▽
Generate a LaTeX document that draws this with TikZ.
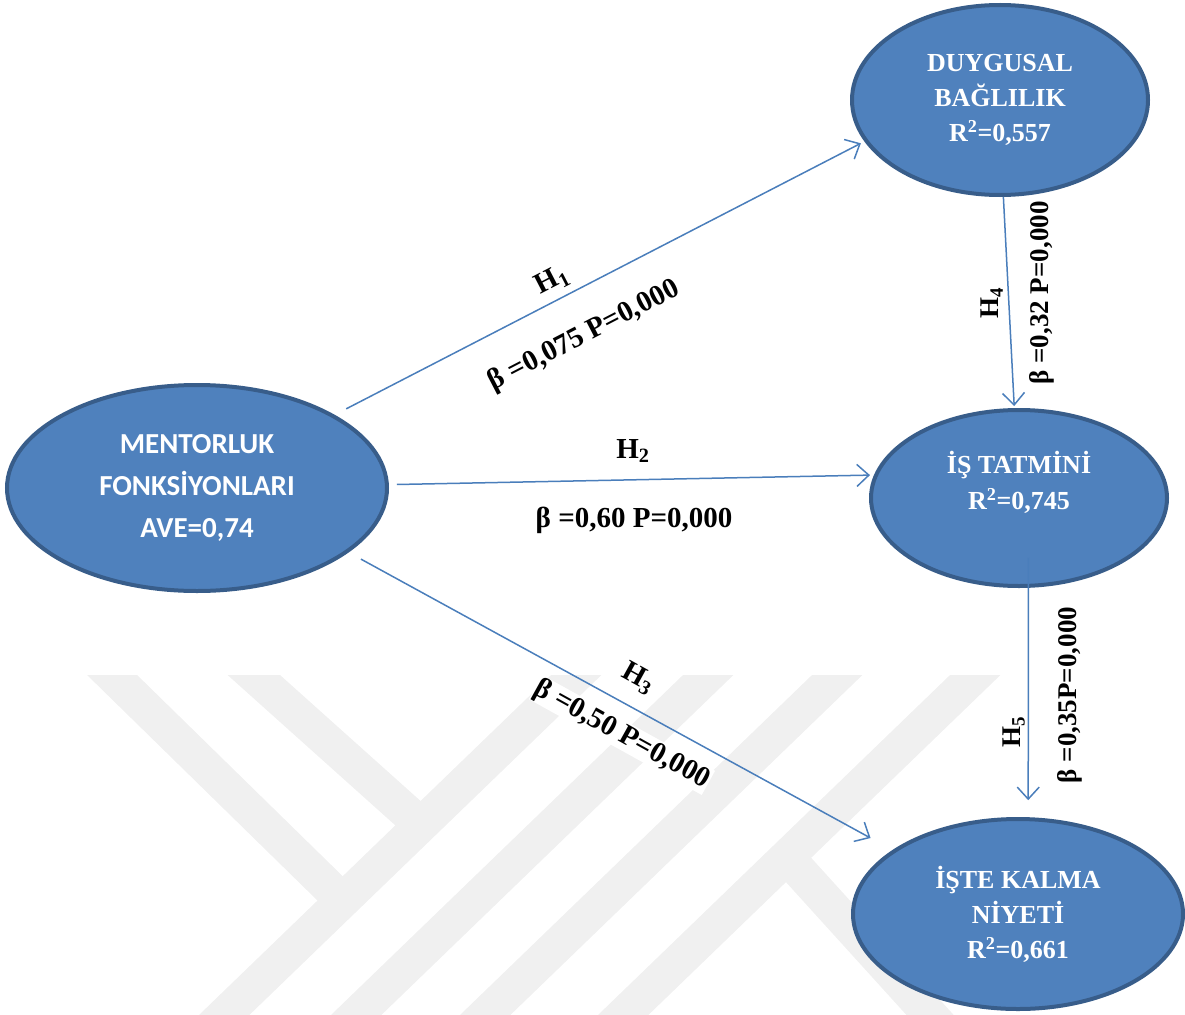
\documentclass[tikz,border=0pt]{standalone}
\usepackage{fontspec}
\setmainfont{Liberation Serif}
\newfontfamily\calibrifont{Carlito}
\usetikzlibrary{arrows.meta, positioning, shapes.geometric}

\definecolor{ovalfill}{HTML}{4F81BD}
\definecolor{ovaledge}{HTML}{385D8A}
\definecolor{pathblue}{HTML}{4A7EBB}
\definecolor{markgray}{HTML}{F0F0F0}

\begin{document}
\begin{tikzpicture}[x=1pt, y=-1pt,
    construct/.style={ellipse, draw=ovaledge, line width=4pt, fill=ovalfill, text=white, inner sep=0pt, align=center, font=\bfseries\fontsize{26}{35}\selectfont},
    ovaltext/.style={text=white, align=center, inner sep=0pt, font=\bfseries\fontsize{26}{36}\selectfont},
    hyp/.style={draw=pathblue, line width=1.5pt, -{Straight Barb[length=12pt, width=22pt]}},
    coef/.style={inner sep=1pt, font=\bfseries\fontsize{29}{32}\selectfont},
    upcoef/.style={coef, rotate=90, font=\bfseries\fontsize{27}{30}\selectfont},
    halo/.style={coef, fill=white, inner sep=0.5pt},
    band/.style={markgray, line width=35pt}]

\useasboundingbox (0,0) rectangle (1185,1014);

% faint watermark in the lower half
\begin{scope}
\clip (0,675) rectangle (1185,1014);
\draw[band] (61,625) -- (342,900);
\draw[band] (198,625) -- (410,815);
\draw[band] (190,1048) -- (628,625);
\draw[band] (322,1048) -- (760,625);
\draw[band] (451,1048) -- (889,625);
\draw[band] (589,1048) -- (1027,625);
\draw[band] (785,855) -- (960,1048);
\end{scope}

% constructs
\node[construct, minimum width=380pt, minimum height=206pt, font=\calibrifont\bfseries\fontsize{29}{42}\selectfont] (men) at (197,488) {MENTORLUK\\FONKSİYONLARI\\AVE=0,74};
\node[construct, minimum width=296pt, minimum height=190pt] (duy) at (1000,100) {DUYGUSAL\\BAĞLILIK\\R\textsuperscript{2}=0,557};
\node[construct, minimum width=296pt, minimum height=176pt] (tat) at (1019,498) {};
\node[ovaltext] (tattext) at ([yshift=16pt]tat.center) {İŞ TATMİNİ\\R\textsuperscript{2}=0,745};
\node[construct, minimum width=330pt, minimum height=190pt] (iste) at (1018,914) {İŞTE KALMA\\NİYETİ\\R\textsuperscript{2}=0,661};

% hypotheses
\draw[hyp, shorten <=13pt, shorten >=4pt] (men.28) -- (duy.197);
\draw[hyp, shorten <=8pt, shorten >=4pt] (men.1) -- (tat.171.5);
\draw[hyp, shorten <=14pt, shorten >=25pt] (men.-23.5) -- (iste.153.7);
\draw[hyp, shorten >=2pt] (duy.-88) -- (tat.93);
\draw[hyp, shorten <=-30pt, shorten >=17pt] (tat.-84) -- (iste.84);

% path coefficients
\node[coef, rotate=27.4] (h1) at (552,281) {H\textsubscript{1}};
\node[coef, rotate=27.4] (b1) at (584,336) {β =0,075 P=0,000};
\node[coef] (h2) at (633,451) {H\textsubscript{2}};
\node[coef] (b2) at (634,520) {β =0,60 P=0,000};
\node[halo, rotate=-29] (h3) at (638,678) {H\textsubscript{3}};
\node[halo, rotate=-29] (b3) at (622,735) {β =0,50 P=0,000};
\node[upcoef] (h4) at (992,303) {H\textsubscript{4}};
\node[upcoef] (b4) at (1042,293) {β =0,32 P=0,000};
\node[upcoef] (h5) at (1014,732) {H\textsubscript{5}};
\node[upcoef] (b5) at (1070,695) {β =0,35P=0,000};
\end{tikzpicture}
\end{document}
△
- Short task -
Transcribe each line above verbatim, with the pictures left out.

- Complete output -
Generate a LaTeX document that draws this with TikZ.
\documentclass[tikz,border=0pt]{standalone}
\usepackage{fontspec}
\setmainfont{Liberation Serif}
\newfontfamily\calibrifont{Carlito}
\usetikzlibrary{arrows.meta, positioning, shapes.geometric}

\definecolor{ovalfill}{HTML}{4F81BD}
\definecolor{ovaledge}{HTML}{385D8A}
\definecolor{pathblue}{HTML}{4A7EBB}
\definecolor{markgray}{HTML}{F0F0F0}

\begin{document}
\begin{tikzpicture}[x=1pt, y=-1pt,
    construct/.style={ellipse, draw=ovaledge, line width=4pt, fill=ovalfill, text=white, inner sep=0pt, align=center, font=\bfseries\fontsize{26}{35}\selectfont},
    ovaltext/.style={text=white, align=center, inner sep=0pt, font=\bfseries\fontsize{26}{36}\selectfont},
    hyp/.style={draw=pathblue, line width=1.5pt, -{Straight Barb[length=12pt, width=22pt]}},
    coef/.style={inner sep=1pt, font=\bfseries\fontsize{29}{32}\selectfont},
    upcoef/.style={coef, rotate=90, font=\bfseries\fontsize{27}{30}\selectfont},
    halo/.style={coef, fill=white, inner sep=0.5pt},
    band/.style={markgray, line width=35pt}]

\useasboundingbox (0,0) rectangle (1185,1014);

% faint watermark in the lower half
\begin{scope}
\clip (0,675) rectangle (1185,1014);
\draw[band] (61,625) -- (342,900);
\draw[band] (198,625) -- (410,815);
\draw[band] (190,1048) -- (628,625);
\draw[band] (322,1048) -- (760,625);
\draw[band] (451,1048) -- (889,625);
\draw[band] (589,1048) -- (1027,625);
\draw[band] (785,855) -- (960,1048);
\end{scope}

% constructs
\node[construct, minimum width=380pt, minimum height=206pt, font=\calibrifont\bfseries\fontsize{29}{42}\selectfont] (men) at (197,488) {MENTORLUK\\FONKSİYONLARI\\AVE=0,74};
\node[construct, minimum width=296pt, minimum height=190pt] (duy) at (1000,100) {DUYGUSAL\\BAĞLILIK\\R\textsuperscript{2}=0,557};
\node[construct, minimum width=296pt, minimum height=176pt] (tat) at (1019,498) {};
\node[ovaltext] (tattext) at ([yshift=16pt]tat.center) {İŞ TATMİNİ\\R\textsuperscript{2}=0,745};
\node[construct, minimum width=330pt, minimum height=190pt] (iste) at (1018,914) {İŞTE KALMA\\NİYETİ\\R\textsuperscript{2}=0,661};

% hypotheses
\draw[hyp, shorten <=13pt, shorten >=4pt] (men.28) -- (duy.197);
\draw[hyp, shorten <=8pt, shorten >=4pt] (men.1) -- (tat.171.5);
\draw[hyp, shorten <=14pt, shorten >=25pt] (men.-23.5) -- (iste.153.7);
\draw[hyp, shorten >=2pt] (duy.-88) -- (tat.93);
\draw[hyp, shorten <=-30pt, shorten >=17pt] (tat.-84) -- (iste.84);

% path coefficients
\node[coef, rotate=27.4] (h1) at (552,281) {H\textsubscript{1}};
\node[coef, rotate=27.4] (b1) at (584,336) {β =0,075 P=0,000};
\node[coef] (h2) at (633,451) {H\textsubscript{2}};
\node[coef] (b2) at (634,520) {β =0,60 P=0,000};
\node[halo, rotate=-29] (h3) at (638,678) {H\textsubscript{3}};
\node[halo, rotate=-29] (b3) at (622,735) {β =0,50 P=0,000};
\node[upcoef] (h4) at (992,303) {H\textsubscript{4}};
\node[upcoef] (b4) at (1042,293) {β =0,32 P=0,000};
\node[upcoef] (h5) at (1014,732) {H\textsubscript{5}};
\node[upcoef] (b5) at (1070,695) {β =0,35P=0,000};
\end{tikzpicture}
\end{document}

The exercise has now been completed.